WHEN YOU ARE FINISHED EXPLORING OLD DUTCH CHURCH WALK BACK OVER TO WALL STREET AND TURN RIGHT.
Ulster County Courthouse
285 Wall Street
Laws have been bandied about this site since 1683 when the newly formed County of Ulster put up a two-story stone building to serve as a jail and courthouse. The present Ulster County Courthouse was constructed in 1789. Ulster County native Sojourner Truth, the famous abolitionist and women’s rights activist, successfully saved her son from slavery by arguing his case here.
288 Wall Street
This ornate brick building was constructed in 1888 as the Leventhal Bros. Furrier and Showroom. Note the etched stone window lintels and the decorative metal cornice at the roofline. The Leventhals switched from furs to fine casual and dress wear in the mid-1900s and remained in business until 1992.
295-299 Wall Street at John Street
Look up above the compromised street level facade of this substantial late 19th century commercial building to see its well-preserved mansard roof punctuated by decorative gabled windows.
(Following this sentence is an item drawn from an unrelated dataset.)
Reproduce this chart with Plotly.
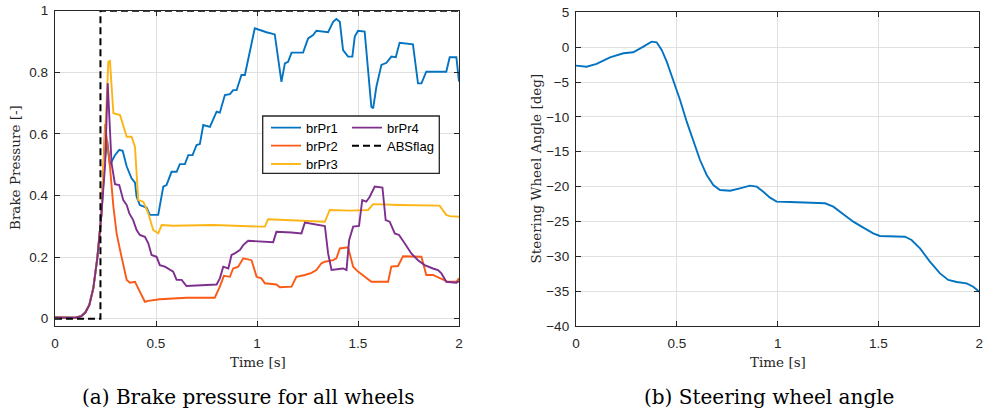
import plotly.graph_objects as go

# ---------------- data ----------------
rise_t = [0.0, 0.05, 0.10, 0.13, 0.15, 0.17, 0.19, 0.21, 0.23]
rise_v = [0.004, 0.003, 0.003, 0.008, 0.02, 0.045, 0.10, 0.20, 0.34]

t1 = rise_t + [0.245, 0.258, 0.272, 0.297, 0.318, 0.335, 0.355, 0.379, 0.396, 0.404, 0.42, 0.453,
               0.47, 0.511, 0.536, 0.552, 0.577, 0.602, 0.618, 0.643, 0.66, 0.681, 0.701, 0.717,
               0.734, 0.767, 0.80, 0.816, 0.841, 0.866, 0.882, 0.899, 0.923, 0.94, 0.989, 1.014,
               1.047, 1.088, 1.105, 1.121, 1.138, 1.154, 1.171, 1.228, 1.253, 1.278, 1.294, 1.352,
               1.377, 1.393, 1.41, 1.426, 1.451, 1.472, 1.484, 1.50, 1.533, 1.55, 1.566, 1.575,
               1.591, 1.616, 1.641, 1.665, 1.687, 1.706, 1.772, 1.797, 1.814, 1.838, 1.937, 1.954,
               1.987, 2.0]
brPr1 = rise_v + [0.50, 0.58, 0.499, 0.531, 0.548, 0.545, 0.494, 0.456, 0.442, 0.396, 0.369, 0.361,
                  0.337, 0.337, 0.429, 0.434, 0.477, 0.477, 0.502, 0.502, 0.531, 0.531, 0.564, 0.567,
                  0.629, 0.623, 0.672, 0.669, 0.726, 0.729, 0.742, 0.742, 0.791, 0.791, 0.943, 0.937,
                  0.930, 0.923, 0.840, 0.769, 0.829, 0.834, 0.864, 0.864, 0.910, 0.921, 0.935, 0.930,
                  0.964, 0.973, 0.964, 0.872, 0.851, 0.851, 0.916, 0.935, 0.932, 0.797, 0.688, 0.683,
                  0.753, 0.824, 0.831, 0.851, 0.849, 0.896, 0.891, 0.764, 0.764, 0.802, 0.802, 0.849,
                  0.849, 0.77]

t2 = rise_t + [0.248, 0.272, 0.289, 0.305, 0.322, 0.338, 0.355, 0.371, 0.396, 0.42, 0.445, 0.462,
               0.519, 0.651, 0.791, 0.816, 0.836, 0.866, 0.882, 0.907, 0.932, 0.973, 0.998, 1.022,
               1.039, 1.096, 1.113, 1.171, 1.195, 1.237, 1.27, 1.294, 1.319, 1.336, 1.377, 1.393,
               1.41, 1.451, 1.476, 1.50, 1.533, 1.566, 1.649, 1.665, 1.698, 1.723, 1.814, 1.838,
               1.871, 1.904, 1.945, 1.987, 2.0]
brPr2 = rise_v + [0.632, 0.494, 0.364, 0.277, 0.223, 0.18, 0.126, 0.117, 0.12, 0.088, 0.055, 0.058,
                  0.063, 0.068, 0.068, 0.104, 0.139, 0.136, 0.163, 0.169, 0.196, 0.19, 0.136, 0.131,
                  0.115, 0.111, 0.102, 0.104, 0.136, 0.142, 0.149, 0.158, 0.18, 0.185, 0.19, 0.196,
                  0.228, 0.232, 0.169, 0.153, 0.136, 0.12, 0.12, 0.169, 0.171, 0.203, 0.201, 0.142,
                  0.142, 0.131, 0.12, 0.12, 0.131]

t3 = rise_t + [0.245, 0.264, 0.272, 0.289, 0.322, 0.338, 0.355, 0.379, 0.396, 0.412, 0.437, 0.462,
               0.486, 0.511, 0.528, 0.585, 0.783, 1.014, 1.039, 1.055, 1.146, 1.336, 1.36, 1.459,
               1.55, 1.575, 1.706, 1.904, 1.937, 1.954, 2.0]
brPr3 = rise_v + [0.55, 0.834, 0.837, 0.667, 0.661, 0.629, 0.591, 0.591, 0.558, 0.385, 0.38, 0.342,
                  0.288, 0.277, 0.304, 0.302, 0.304, 0.299, 0.299, 0.323, 0.32, 0.315, 0.353, 0.351,
                  0.353, 0.372, 0.369, 0.367, 0.337, 0.333, 0.331]

t4 = rise_t + [0.248, 0.261, 0.28, 0.297, 0.318, 0.338, 0.355, 0.368, 0.387, 0.404, 0.42, 0.445,
               0.462, 0.478, 0.503, 0.519, 0.544, 0.561, 0.585, 0.602, 0.627, 0.651, 0.717, 0.80,
               0.816, 0.833, 0.858, 0.874, 0.89, 0.915, 0.932, 0.956, 1.08, 1.096, 1.171, 1.22,
               1.237, 1.311, 1.336, 1.352, 1.369, 1.426, 1.443, 1.456, 1.476, 1.505, 1.521, 1.541,
               1.558, 1.583, 1.621, 1.637, 1.657, 1.682, 1.703, 1.731, 1.764, 1.797, 1.83, 1.871,
               1.896, 1.913, 1.937, 1.987, 2.0]
brPr4 = rise_v + [0.50, 0.764, 0.504, 0.437, 0.434, 0.385, 0.369, 0.342, 0.32, 0.288, 0.272, 0.266,
                  0.245, 0.207, 0.201, 0.174, 0.169, 0.163, 0.153, 0.126, 0.126, 0.106, 0.109, 0.111,
                  0.131, 0.169, 0.163, 0.207, 0.212, 0.223, 0.239, 0.253, 0.248, 0.282, 0.28, 0.277,
                  0.312, 0.304, 0.301, 0.212, 0.158, 0.163, 0.158, 0.255, 0.299, 0.301, 0.385, 0.38,
                  0.396, 0.429, 0.426, 0.32, 0.315, 0.277, 0.272, 0.245, 0.212, 0.19, 0.174, 0.163,
                  0.158, 0.147, 0.12, 0.117, 0.122]

t_abs = [0.0, 0.225, 0.225, 2.0]
ABSflag = [0, 0, 1, 1]

t_sw = [0.0, 0.053, 0.102, 0.169, 0.235, 0.284, 0.334, 0.375, 0.40, 0.425, 0.45, 0.483, 0.516,
        0.549, 0.582, 0.615, 0.648, 0.681, 0.714, 0.764, 0.813, 0.863, 0.896, 0.929, 0.962,
        0.995, 1.061, 1.169, 1.235, 1.276, 1.326, 1.375, 1.425, 1.474, 1.507, 1.574, 1.631,
        1.664, 1.706, 1.755, 1.805, 1.846, 1.888, 1.937, 1.97, 2.0]
steer = [-2.65, -2.8, -2.41, -1.46, -0.88, -0.74, 0.07, 0.79, 0.7, -0.4, -2.08, -4.71, -7.58,
         -10.69, -13.56, -16.19, -18.34, -19.77, -20.49, -20.59, -20.25, -19.87, -20.01, -20.73,
         -21.59, -22.16, -22.21, -22.31, -22.4, -22.88, -23.98, -25.03, -25.89, -26.71, -27.09,
         -27.19, -27.19, -27.66, -28.86, -30.77, -32.45, -33.4, -33.69, -33.88, -34.36, -35.08]

x_ticks = [0, 0.5, 1, 1.5, 2]
y1_ticks = [0, 0.2, 0.4, 0.6, 0.8, 1]
y2_ticks = [-40, -35, -30, -25, -20, -15, -10, -5, 0, 5]

# ---------------- styling / layout helpers ----------------
C_BLUE, C_ORANGE, C_YELLOW, C_PURPLE = "#0474C2", "#FA5A16", "#FDB515", "#7E2F8E"
AX = "#262626"
SANS = "Liberation Sans, Arial, sans-serif"
SERIF = "DejaVu Serif, serif"
LW = 1.9
W, H = 987, 412


def px(x):
    return x / W


def py(y):
    return 1 - y / H


fig = go.Figure()
fig.add_trace(go.Scatter(x=t1, y=brPr1, mode="lines", name="brPr1", legend="legend",
                         line=dict(color=C_BLUE, width=LW)))
fig.add_trace(go.Scatter(x=t2, y=brPr2, mode="lines", name="brPr2", legend="legend2",
                         line=dict(color=C_ORANGE, width=LW)))
fig.add_trace(go.Scatter(x=t3, y=brPr3, mode="lines", name="brPr3", legend="legend3",
                         line=dict(color=C_YELLOW, width=LW)))
fig.add_trace(go.Scatter(x=t4, y=brPr4, mode="lines", name="brPr4", legend="legend4",
                         line=dict(color=C_PURPLE, width=LW)))
fig.add_trace(go.Scatter(x=t_abs, y=ABSflag, mode="lines", name="ABSflag", legend="legend5",
                         line=dict(color="black", width=2, dash="7px,4px")))
fig.add_trace(go.Scatter(x=t_sw, y=steer, mode="lines", showlegend=False,
                         xaxis="x2", yaxis="y2", line=dict(color=C_BLUE, width=LW)))

axis_common = dict(showline=True, linecolor=AX, linewidth=1.3, mirror="ticks",
                   ticks="inside", ticklen=5, tickwidth=1.1, tickcolor=AX, automargin=False,
                   ticklabeloverflow="allow",
                   showgrid=True, gridcolor="#E0E0E0", gridwidth=1, zeroline=False,
                   tickfont=dict(family=SANS, size=13.5, color=AX))

leg_common = dict(xanchor="left", yanchor="middle", orientation="v",
                  bgcolor="rgba(0,0,0,0)", borderwidth=0,
                  font=dict(family=SANS, size=13, color="black"), tracegroupgap=0)

COL1, COL2 = 266, 347
ROW1, ROW2, ROW3 = 127.7, 145.7, 164

fig.update_layout(
    width=W, height=H, margin=dict(l=0, r=0, t=0, b=0, autoexpand=False),
    paper_bgcolor="white", plot_bgcolor="white",
    xaxis=dict(domain=[px(55), px(459)], range=[0, 2], tickvals=x_ticks,
               anchor="y", ticklabelstandoff=5, **axis_common),
    yaxis=dict(domain=[py(325.7), py(10.7)], range=[-0.0227, 1], tickvals=y1_ticks,
               anchor="x", ticklabelstandoff=3, **axis_common),
    xaxis2=dict(domain=[px(576), px(979.3)], range=[0, 2], tickvals=x_ticks,
                anchor="y2", ticklabelstandoff=5, **axis_common),
    yaxis2=dict(domain=[py(326), py(12.3)], range=[-40, 5], tickvals=y2_ticks,
                anchor="x2", ticklabelstandoff=3, **axis_common),
    legend=dict(x=px(COL1), y=py(ROW1), **leg_common),
    legend2=dict(x=px(COL1), y=py(ROW2), **leg_common),
    legend3=dict(x=px(COL1), y=py(ROW3), **leg_common),
    legend4=dict(x=px(COL2), y=py(ROW1), **leg_common),
    legend5=dict(x=px(COL2), y=py(ROW2), **leg_common),
    showlegend=True,
)

# legend frame
fig.add_shape(type="rect", xref="paper", yref="paper", layer="above",
              x0=px(262.7), x1=px(439.3), y0=py(173.3), y1=py(116),
              fillcolor="white", line=dict(color=AX, width=1.3))

ann = [
    dict(text="Time [s]", x=px(257.5), y=py(362), textangle=0),
    dict(text="Brake Pressure [-]", x=px(15), y=py(168), textangle=-90),
    dict(text="Time [s]", x=px(777.5), y=py(362), textangle=0),
    dict(text="Steering Wheel Angle [deg]", x=px(535), y=py(168.5), textangle=-90),
]
for a in ann:
    fig.add_annotation(xref="paper", yref="paper", showarrow=False, xanchor="center",
                       yanchor="middle", font=dict(family=SERIF, size=13.5, color=AX), **a)

for txt, xc in [("(a) Brake pressure for all wheels", px(248)),
                ("(b) Steering wheel angle", px(769))]:
    fig.add_annotation(text=txt, xref="paper", yref="paper", x=xc, y=py(397),
                       showarrow=False, xanchor="center", yanchor="middle",
                       font=dict(family=SERIF, size=20, color="black"))

# remove the browser's default page margin so the figure sits at the window origin
fig.write_html("out.html", config={"displayModeBar": False},
               post_script="document.body.style.margin='0px';document.body.style.overflow='hidden';")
The roof retains its fanciful metal cresting as well.
TURN RIGHT ON JOHN STREET. TURN RIGHT ON FAIR STREET.
Opera House Office Building
275 Fair Street
This building was constructed right after the Civil War in the 1860s and was known for years as the Kingston Music Hall. It was a second floor theater capable of seating about one thousand people and in its day was a good stage, well supplied with scenery, and hosted all the famous players of the age. The ground floor hosted various businesses and the town post office for years.
Volunteer Fireman’s Museum
265 Fair Street
The citizens of Kingston ordered their first fire engine from England in 1754. It arrived three years later and served for two decades until the pumper was burned with the rest of the town by the British. This Italianate-flavored building was the home of the volunteer Wiltwyck Hose Company, constructed in 1857. In 1981 Kingston’s firefighters, then seven companies strong, leased the old firehouse from the city and converted the first floor into a museum featuring antique firefighting artifacts and apparatus including an 1898 streamer.
Kingston Trust Company/Rhinebeck Savings Bank
27 Main Street at Fair Street
The Kingston Trust Company was organized in 1836 and set up shop in this Greek Revival headquarters behind a pair of fluted Doric columns. The brick building supports a wooden entablature and cornice with a classical wreath set into the frieze.
Saint James United Methodist Church
35 Pearl Street at Fair Street
Methodism in Kingston dates to 1810 when St. James was founded by Edward O’Neil, an native of Ireland who was converted from the Roman Catholic Church. The current Romanesque-style church was dedicated in 1894, its massive walls constructed of green serpentine stone imported from Chester County in southeastern Pennsylvania. The corner bell tower is 100 feet high and surmounted by a pyramidal roof.
Fair Street Church
209 Fair Street
The congregation of the Reformed Church of America organized by the Classis of Ulster on January 29, 1849 when the Old Dutch Church could no longer accommodate its 275 families. The Second Reformed Dutch was busy constructing its own Gothic Revival church a year later. It is a fine example of a spare rendering of the style in the years before the introduction of exuberant Victorian Gothic details.
TURN LEFT ON MAIDEN STREET TO RETURN TO THE TOUR STARTING POINT IN ACADEMY GREEN PARK.